▽
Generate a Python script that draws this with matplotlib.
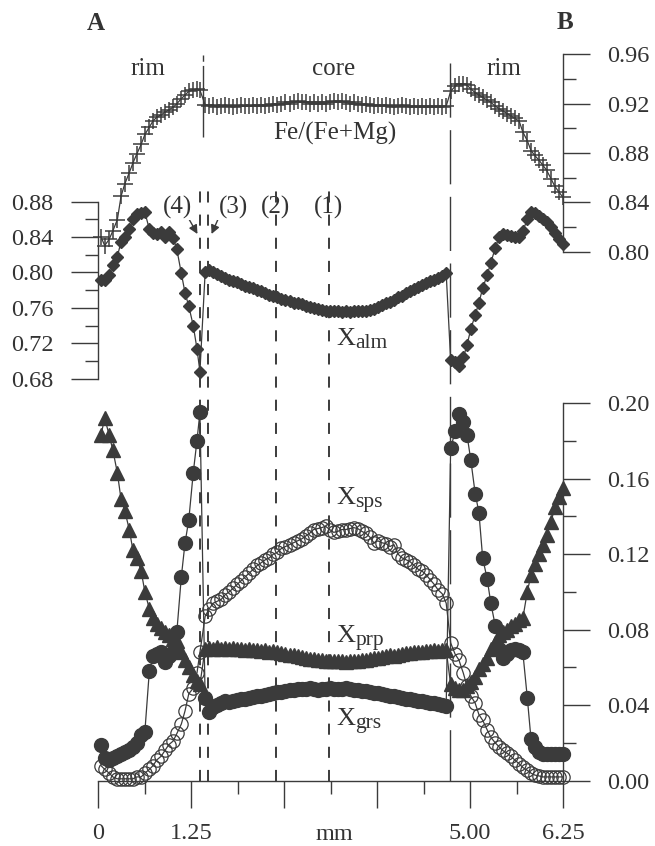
import matplotlib.pyplot as plt
from matplotlib.ticker import FixedLocator, FixedFormatter, FormatStrFormatter

plt.rcParams['font.family'] = 'Liberation Serif'

ink = '#3b3b3b'
txt = '#333333'

# distance along the traverse (mm): left rim, core, right rim
dist = [
    0.04, 0.09, 0.15, 0.20, 0.26, 0.31, 0.36, 0.42, 0.47, 0.52, 0.58, 0.63, 0.69,
    0.74, 0.79, 0.85, 0.90, 0.95, 1.01, 1.06, 1.12, 1.17, 1.22, 1.28, 1.33, 1.37,
    1.440, 1.494, 1.548, 1.602, 1.656, 1.710, 1.764, 1.818, 1.872, 1.926,
    1.980, 2.034, 2.088, 2.142, 2.196, 2.250, 2.304, 2.358, 2.412, 2.466,
    2.520, 2.574, 2.628, 2.682, 2.736, 2.790, 2.844, 2.898, 2.952, 3.006,
    3.060, 3.114, 3.168, 3.222, 3.276, 3.330, 3.384, 3.438, 3.492, 3.546,
    3.600, 3.654, 3.708, 3.762, 3.816, 3.870, 3.924, 3.978, 4.032, 4.086,
    4.140, 4.194, 4.248, 4.302, 4.356, 4.410, 4.464, 4.518, 4.572, 4.626,
    4.680,
    4.74, 4.80, 4.85, 4.91, 4.96, 5.01, 5.07, 5.12, 5.17, 5.23, 5.28, 5.34, 5.39,
    5.44, 5.50, 5.55, 5.60, 5.66, 5.71, 5.77, 5.82, 5.87, 5.93, 5.98, 6.03, 6.09,
    6.14, 6.20, 6.25,
]

fe_mg = [
    0.812, 0.805, 0.810, 0.817, 0.826, 0.845, 0.855, 0.864, 0.872, 0.879, 0.887, 0.895, 0.901,
    0.906, 0.909, 0.911, 0.913, 0.915, 0.917, 0.920, 0.924, 0.927, 0.930, 0.931, 0.932, 0.931,
    0.919, 0.918, 0.919, 0.917, 0.918, 0.919, 0.918, 0.917, 0.918, 0.919,
    0.918, 0.918, 0.919, 0.918, 0.919, 0.918, 0.919, 0.920, 0.919, 0.920,
    0.921, 0.920, 0.921, 0.922, 0.921, 0.921, 0.920, 0.921, 0.920, 0.921,
    0.920, 0.921, 0.922, 0.921, 0.922, 0.921, 0.920, 0.921, 0.920, 0.919,
    0.920, 0.919, 0.918, 0.919, 0.918, 0.919, 0.918, 0.917, 0.918, 0.919,
    0.918, 0.917, 0.918, 0.917, 0.918, 0.917, 0.918, 0.917, 0.918, 0.917,
    0.918,
    0.930, 0.934, 0.936, 0.936, 0.935, 0.932, 0.929, 0.927, 0.925, 0.923, 0.921, 0.918, 0.916,
    0.914, 0.912, 0.910, 0.908, 0.906, 0.897, 0.890, 0.882, 0.878, 0.874, 0.870, 0.866, 0.859,
    0.853, 0.848, 0.844,
]

x_alm = [
    0.792, 0.791, 0.797, 0.808, 0.818, 0.835, 0.840, 0.849, 0.860, 0.866, 0.867, 0.868, 0.849,
    0.845, 0.844, 0.846, 0.840, 0.846, 0.839, 0.826, 0.799, 0.777, 0.762, 0.740, 0.714, 0.688,
    0.800, 0.803, 0.800, 0.798, 0.796, 0.794, 0.792, 0.790, 0.789, 0.787,
    0.785, 0.784, 0.782, 0.780, 0.779, 0.777, 0.775, 0.774, 0.772, 0.770,
    0.769, 0.768, 0.766, 0.765, 0.764, 0.762, 0.761, 0.760, 0.759, 0.758,
    0.757, 0.757, 0.756, 0.756, 0.755, 0.756, 0.755, 0.756, 0.756, 0.757,
    0.757, 0.758, 0.759, 0.761, 0.763, 0.765, 0.767, 0.769, 0.772, 0.774,
    0.777, 0.779, 0.781, 0.784, 0.786, 0.788, 0.790, 0.792, 0.794, 0.796,
    0.799,
    0.701, 0.699, 0.694, 0.704, 0.718, 0.736, 0.752, 0.766, 0.782, 0.797, 0.811, 0.828, 0.840,
    0.844, 0.842, 0.841, 0.840, 0.840, 0.847, 0.860, 0.868, 0.867, 0.864, 0.861, 0.857, 0.851,
    0.845, 0.838, 0.832,
]

x_sps = [
    0.008, 0.006, 0.004, 0.002, 0.001, 0.001, 0.001, 0.001, 0.001, 0.002, 0.002, 0.004, 0.006,
    0.008, 0.011, 0.013, 0.016, 0.019, 0.021, 0.025, 0.030, 0.037, 0.046, 0.049, 0.057, 0.068,
    0.087, 0.091, 0.094, 0.095, 0.096, 0.0985, 0.100, 0.102, 0.104, 0.106,
    0.108, 0.110, 0.112, 0.114, 0.1155, 0.117, 0.118, 0.120, 0.121, 0.123,
    0.124, 0.125, 0.126, 0.127, 0.128, 0.1295, 0.131, 0.133, 0.1335, 0.134,
    0.1347, 0.133, 0.1315, 0.132, 0.133, 0.133, 0.1335, 0.134, 0.1335, 0.132,
    0.131, 0.129, 0.126, 0.127, 0.126, 0.1255, 0.124, 0.125, 0.120, 0.118,
    0.117, 0.116, 0.114, 0.112, 0.111, 0.109, 0.1065, 0.104, 0.101, 0.099,
    0.094,
    0.073, 0.067, 0.064, 0.057, 0.050, 0.045, 0.041, 0.035, 0.032, 0.027, 0.023, 0.020, 0.018,
    0.016, 0.0145, 0.013, 0.011, 0.009, 0.007, 0.0055, 0.004, 0.003, 0.0025, 0.002, 0.002, 0.002,
    0.002, 0.002, 0.002,
]

x_prp = [
    0.183, 0.192, 0.183, 0.175, 0.163, 0.149, 0.143, 0.133, 0.122, 0.118, 0.111, 0.100, 0.091,
    0.086, 0.083, 0.081, 0.079, 0.077, 0.075, 0.074, 0.068, 0.064, 0.060, 0.056, 0.053, 0.051,
    0.0700, 0.0705, 0.0700, 0.0710, 0.0700, 0.0705, 0.0698, 0.0702, 0.0696, 0.0700,
    0.0693, 0.0697, 0.0690, 0.0694, 0.0688, 0.0690, 0.0684, 0.0686, 0.0680, 0.0676,
    0.0672, 0.0668, 0.0664, 0.0660, 0.0656, 0.0650, 0.0646, 0.0644, 0.0640, 0.0638,
    0.0636, 0.0634, 0.0636, 0.0632, 0.0634, 0.0630, 0.0632, 0.0636, 0.0634, 0.0640,
    0.0638, 0.0644, 0.0648, 0.0652, 0.0656, 0.0660, 0.0664, 0.0662, 0.0668, 0.0672,
    0.0676, 0.0674, 0.0680, 0.0684, 0.0682, 0.0688, 0.0686, 0.0690, 0.0688, 0.0692,
    0.0690,
    0.051, 0.049, 0.048, 0.048, 0.050, 0.052, 0.055, 0.059, 0.062, 0.065, 0.070, 0.073, 0.077,
    0.079, 0.080, 0.082, 0.083, 0.085, 0.086, 0.100, 0.109, 0.115, 0.120, 0.125, 0.130, 0.137,
    0.145, 0.150, 0.155,
]

x_grs = [
    0.019, 0.012, 0.011, 0.012, 0.013, 0.014, 0.015, 0.016, 0.018, 0.020, 0.024, 0.026, 0.058,
    0.066, 0.067, 0.068, 0.063, 0.066, 0.068, 0.079, 0.108, 0.126, 0.138, 0.163, 0.180, 0.195,
    0.0437, 0.0366, 0.0390, 0.0400, 0.0410, 0.0420, 0.0418, 0.0420, 0.0425, 0.0430,
    0.0435, 0.0440, 0.0443, 0.0446, 0.0450, 0.0455, 0.0460, 0.0465, 0.0470, 0.0472,
    0.0475, 0.0480, 0.0478, 0.0484, 0.0488, 0.0486, 0.0490, 0.0486, 0.0482, 0.0484,
    0.0488, 0.0490, 0.0486, 0.0484, 0.0488, 0.0490, 0.0486, 0.0482, 0.0480, 0.0476,
    0.0474, 0.0470, 0.0466, 0.0462, 0.0458, 0.0454, 0.0450, 0.0446, 0.0442, 0.0438,
    0.0434, 0.0430, 0.0426, 0.0422, 0.0420, 0.0416, 0.0412, 0.0410, 0.0406, 0.0402,
    0.0398,
    0.176, 0.185, 0.194, 0.190, 0.183, 0.170, 0.152, 0.142, 0.118, 0.107, 0.094, 0.082, 0.070,
    0.065, 0.067, 0.069, 0.070, 0.069, 0.068, 0.044, 0.022, 0.018, 0.015, 0.014, 0.014, 0.014,
    0.014, 0.014, 0.014,
]

# analysed profile positions (mm) and the rim/core boundaries
profiles = {'(4)': 1.37, '(3)': 1.485, '(2)': 2.39, '(1)': 3.10}
rim_core = [1.407, 4.73]

fe_ticks = [0.80, 0.84, 0.88, 0.92, 0.96]
alm_ticks = [0.68, 0.72, 0.76, 0.80, 0.84, 0.88]
x_ticks = [0.00, 0.04, 0.08, 0.12, 0.16, 0.20]
mm_ticks = [0, 1.25, 2.5, 3.75, 5.0, 6.25]
mm_labels = ['0', '1.25', '', '', '5.00', '6.25']

W, H = 655.0, 846.0
fig = plt.figure(figsize=(W / 100, H / 100), dpi=100)


def add_panel(top, bottom):
    ax = fig.add_axes([98 / W, 1 - bottom / H, 465 / W, (bottom - top) / H])
    ax.patch.set_visible(False)
    ax.set_xlim(0, 6.25)
    for s in ax.spines.values():
        s.set_visible(False)
        s.set_color(ink)
        s.set_linewidth(1.0)
    ax.tick_params(which='both', direction='out', color=ink, width=1.0,
                   labelcolor=txt, labelsize=17.5, pad=12.5)
    ax.tick_params(which='major', length=19.5)
    ax.tick_params(which='minor', length=9.5)
    return ax


def y_scale(ax, ticks, side):
    ax.set_ylim(ticks[0], ticks[-1])
    ax.spines[side].set_visible(True)
    if side == 'right':
        ax.yaxis.tick_right()
    ax.yaxis.set_major_locator(FixedLocator(ticks))
    mids = [(a + b) / 2 for a, b in zip(ticks[:-1], ticks[1:])]
    ax.yaxis.set_minor_locator(FixedLocator(mids))
    ax.yaxis.set_major_formatter(FormatStrFormatter('%.2f'))


ax_fe = add_panel(54.3, 251.7)
ax_alm = add_panel(201.7, 378.7)
ax_x = add_panel(403.0, 780.7)

y_scale(ax_fe, fe_ticks, 'right')
y_scale(ax_alm, alm_ticks, 'left')
y_scale(ax_x, x_ticks, 'right')
ax_fe.set_xticks([])
ax_alm.set_xticks([])

ax_x.spines['bottom'].set_visible(True)
ax_x.xaxis.set_major_locator(FixedLocator(mm_ticks))
ax_x.xaxis.set_major_formatter(FixedFormatter(mm_labels))
ax_x.xaxis.set_minor_locator(FixedLocator([(a + b) / 2 for a, b in zip(mm_ticks[:-1], mm_ticks[1:])]))
ax_x.tick_params(axis='x', pad=11)
ax_x.text(3.18, -0.157, 'mm', transform=ax_x.get_xaxis_transform(),
          ha='center', va='baseline', fontsize=17.5, color=txt)

# profile lines through the Xalm and end-member panels
for name, x in profiles.items():
    ax_x.plot([x, x], [0, 1.5825], transform=ax_x.get_xaxis_transform(), color=ink,
              lw=1.4, ls=(0, (5.7, 6.2)), clip_on=False, zorder=1)

# rim/core boundaries
ax_fe.plot([rim_core[0]] * 2, [0.996, 0.581], transform=ax_fe.get_xaxis_transform(),
           color=ink, lw=1.0, ls=(0, (4.5, 3, 60, 5)), clip_on=False, zorder=1)
ax_fe.plot([rim_core[1]] * 2, [0.956, -2.681], transform=ax_fe.get_xaxis_transform(),
           color=ink, lw=1.0, ls=(0, (39, 9)), clip_on=False, zorder=1)

line_kw = dict(color=ink, lw=0.9, clip_on=False, zorder=3)
ax_fe.plot(dist, fe_mg, marker='+', ms=11, mew=1.1, **line_kw)
ax_alm.plot(dist, x_alm, marker='D', ms=6.6, **line_kw)
ax_x.plot(dist, x_sps, marker='o', ms=9.6, mfc='none', mew=0.9, **line_kw)
ax_x.plot(dist, x_prp, marker='^', ms=9.5, **line_kw)
ax_x.plot(dist, x_grs, marker='o', ms=10, **line_kw)

# zone labels
for x, word in [(0.665, 'rim'), (3.17, 'core'), (5.46, 'rim')]:
    ax_fe.text(x, 0.9432, word, ha='center', va='baseline', fontsize=18, color=txt)
ax_fe.text(3.19, 0.8905, 'Fe/(Fe+Mg)', ha='center', va='baseline', fontsize=18, color=txt)

label_x = {'(4)': 1.062, '(3)': 1.815, '(2)': 2.39, '(1)': 3.10}
for name, x in label_x.items():
    ax_alm.text(x, 0.8667, name, ha='center', va='baseline', fontsize=18, color=txt,
                bbox=dict(fc='white', ec='none', pad=0.8), zorder=4)
arrow = dict(arrowstyle='-|>', color=ink, lw=1.0, mutation_scale=13, shrinkA=0, shrinkB=0)
ax_alm.annotate('', xy=(1.337, 0.8435), xytext=(1.215, 0.8615), arrowprops=arrow)
ax_alm.annotate('', xy=(1.526, 0.8435), xytext=(1.62, 0.8615), arrowprops=arrow)


def species(ax, y, sub):
    ax.text(3.21, y, 'X', fontsize=19, color=txt, ha='left', va='baseline', zorder=4)
    ax.annotate(sub, (3.21, y), xytext=(13.4, -2.2), textcoords='offset points',
                fontsize=15.5, color=txt, ha='left', va='baseline', zorder=4)


species(ax_alm, 0.718, 'alm')
species(ax_x, 0.1463, 'sps')
species(ax_x, 0.0736, 'prp')
species(ax_x, 0.0295, 'grs')

fig.text(96 / W, 1 - 30 / H, 'A', ha='center', va='baseline', fontsize=18,
         fontweight='bold', color=txt)
fig.text(565 / W, 1 - 29 / H, 'B', ha='center', va='baseline', fontsize=18,
         fontweight='bold', color=txt)

fig.savefig('out.png', dpi=100)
△
**Exercise goal:** Leave out any pictures, please, and quote only the lines from the top of the data through the line that contains "txt = '#333333'".

**Answer:**
Generate a Python script that draws this with matplotlib.
import matplotlib.pyplot as plt
from matplotlib.ticker import FixedLocator, FixedFormatter, FormatStrFormatter

plt.rcParams['font.family'] = 'Liberation Serif'

ink = '#3b3b3b'
txt = '#333333'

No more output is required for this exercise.